AŞKSIZ HAYATLAR

Hiç birimiz yaşadığımız topraklara âşık değiliz. Belki hoşlanıyoruz, ilgimizi çekiyor, çocukluğumuzu yaşadığımız bu toprakları özlüyor ve seviyoruz ama hiç birimiz ülkemize vurgun değiliz. Oysa aşk, bilindiği gibi tek taraflı bir sevgi haresidir. Aşk, hiçbir şey istemeden, beklemeden, karşılıksız vurgun yeme durumudur.
Askerimiz, siyasetçimiz, gazetecimiz, diplomatımız, doktorumuz, hocamız, hacımız hiç birimiz aşkla bağlı değiliz ülkemize… Kandırmayalım kendimizi ve çevremizi.

Nedenleri çeşitli. Sanki nedenlerini bulup çıkarttığımızda ülkesine âşık bir sürü maşuk mu yaratacağız?
Bu konuyu yeniden düşünerek yeniden değerlendirmek herhalde en önemli sorunlarımızdan biridir diyorum. Alabildiğine kentlileşen, kentleştikçe kabalaşarak köylüleşen bir toplum olduk. Kentleştikçe doğallıktan, saygıdan, sevgiden ve bunların yaptırımlarından uzaklaşan bir toplumda yaşıyoruz. Bozuk düzen kentleşmenin zarar ziyanını elli yıl önce farkında olanların, konuyu yazanların olduğu ve onları kimselerin dinlemediği de ortada.
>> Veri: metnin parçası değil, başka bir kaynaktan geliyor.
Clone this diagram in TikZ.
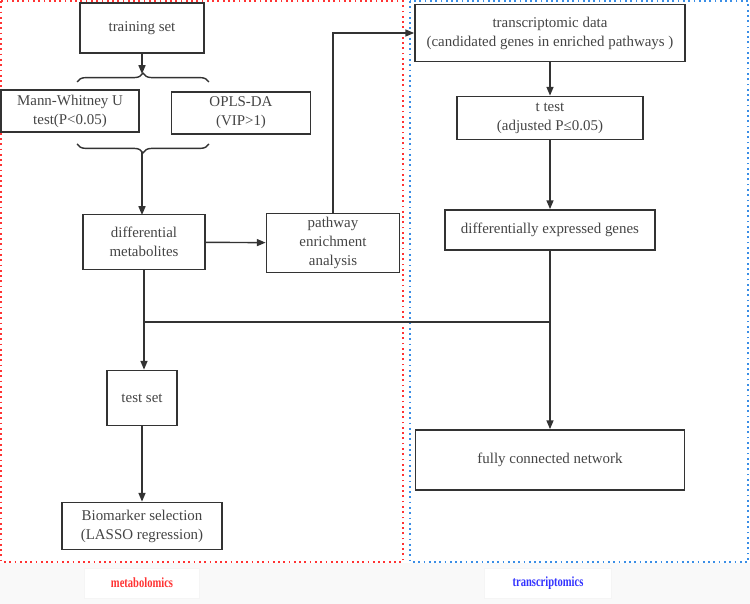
\documentclass[tikz,border=0pt]{standalone}
\usepackage{fontspec}
\setmainfont{Liberation Serif}
\usetikzlibrary{arrows.meta,decorations.pathreplacing}
\definecolor{linegray}{HTML}{333333}
\definecolor{textgray}{HTML}{444444}
\definecolor{metared}{HTML}{FF3333}
\definecolor{transblue}{HTML}{3A8EE6}
\definecolor{labelblue}{HTML}{3333FF}
\tikzset{
    box/.style={draw=linegray, line width=1pt, align=center, inner sep=0pt,
        text=textgray, font=\fontsize{8.5}{10.8}\selectfont},
    flow/.style={draw=linegray, line width=0.8pt, -{Triangle[length=5pt,width=4pt]}},
    link/.style={draw=linegray, line width=0.8pt},
    curly/.style={draw=linegray, line width=0.8pt,
        decorate, decoration={brace, amplitude=5pt}},
    frame/.style={dotted, line width=1pt},
    tag/.style={fill=white, draw=gray!8, minimum height=0.6cm, font=\fontsize{8}{9}\selectfont\bfseries}
}
\begin{document}
\begin{tikzpicture}[x=0.02cm, y=-0.02cm]
    \useasboundingbox (0,0) rectangle (750,604);
    % bottom strip with the two group names
    \fill[gray!5] (0,563) rectangle (750,604);
    \node[tag, minimum width=2.3cm, text=metared] (metalabel) at (142,583) {\scalebox{0.75}[1]{metabolomics}};
    \node[tag, minimum width=2.54cm, text=labelblue] (translabel) at (548,583) {\scalebox{0.75}[1]{transcriptomics}};

    % dotted frames of both sides
    \draw[frame, metared] (1,1) rectangle (403,562);
    \draw[frame, transblue] (410,1) rectangle (748,562);

    % metabolomics side
    \node[box, minimum width=2.48cm, minimum height=1cm] (training) at (142,28) {training set};
    \node[box, minimum width=2.76cm, minimum height=0.84cm] (mannwhitney) at (70,111) {Mann-Whitney U\\test(P<0.05)};
    \node[box, minimum width=2.78cm, minimum height=0.84cm] (oplsda) at (241,113) {OPLS-DA\\(VIP>1)};
    \node[box, minimum width=2.44cm, minimum height=1.1cm] (diffmet) at (144,242) {differential\\metabolites};
    \node[box, minimum width=2.66cm, minimum height=1.18cm] (pathway) at (333,243) {pathway\\enrichment\\analysis};
    \node[box, minimum width=1.4cm, minimum height=1.1cm] (testset) at (142,398) {test set};
    \node[box, minimum width=3.2cm, minimum height=0.94cm] (biomarker) at (142,526) {Biomarker selection\\(LASSO regression)};

    % braces round the two tests
    \draw[curly] (77,82) -- (209,82);
    \draw[curly] (209,144) -- (77,144);
    \coordinate (toptip) at (142,74);
    \coordinate (bottip) at (142,152);

    % transcriptomics side
    \node[box, minimum width=5.4cm, minimum height=1.14cm] (transdata) at (550,33) {transcriptomic data\\(candidated genes in enriched pathways )};
    \node[box, minimum width=3.72cm, minimum height=0.86cm] (ttest) at (550,118) {t test\\(adjusted P≤0.05)};
    \node[box, minimum width=4.2cm, minimum height=0.8cm] (diffgene) at (550,230) {differentially expressed genes};
    \node[box, minimum width=5.38cm, minimum height=1.2cm] (network) at (550,460) {fully connected network};

    % connectors
    \draw[flow] (training) -- (toptip);
    \draw[flow] (bottip) -- (142,215);
    \draw[flow] (diffmet) -- (pathway);
    \draw[flow] (pathway.north) |- (transdata.west);
    \draw[flow] (transdata) -- (ttest);
    \draw[flow] (ttest) -- (diffgene);
    \coordinate (joinleft) at (144,322);
    \coordinate (joinright) at (550,322);
    \draw[flow] (diffmet.south) -- (diffmet.south |- testset.north);
    \draw[flow] (testset) -- (biomarker);
    \draw[link] (joinleft) -- (joinright);
    \draw[flow] (diffgene) -- (network);
\end{tikzpicture}
\end{document}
Bağdaşık kültürden nasipsiz, karışık ırk ve boylardan, çağdaş eğitimden yoksun, sanatsız, zevksiz, çoğu fukara ve yakın çağ göçmenlerinden oluşmuş bir toplum. Üstüne üstlük insanlık tarihinin en etkin toplumsal yaptırımı olan dinsel inançları saptırılmış ve bu sapkınlıkları kutsal saymış bir toplum…

Toplum tasarımlanamaz ve insanlar ha deyince faşistçe hizaya getirilemez, tamam. Siyasal bir aynadan baktığımızda; yönetme ve yönetilme isteği olmayan insanların çoğunluğu oluşturan toplumlar, yaşadıkları sosyal düzenden memnun olmadıklarına karşın, geçmişleri ve gelecekleriyle bir alışverişleri olmadığından, günlük hayatlarından memnundurlar.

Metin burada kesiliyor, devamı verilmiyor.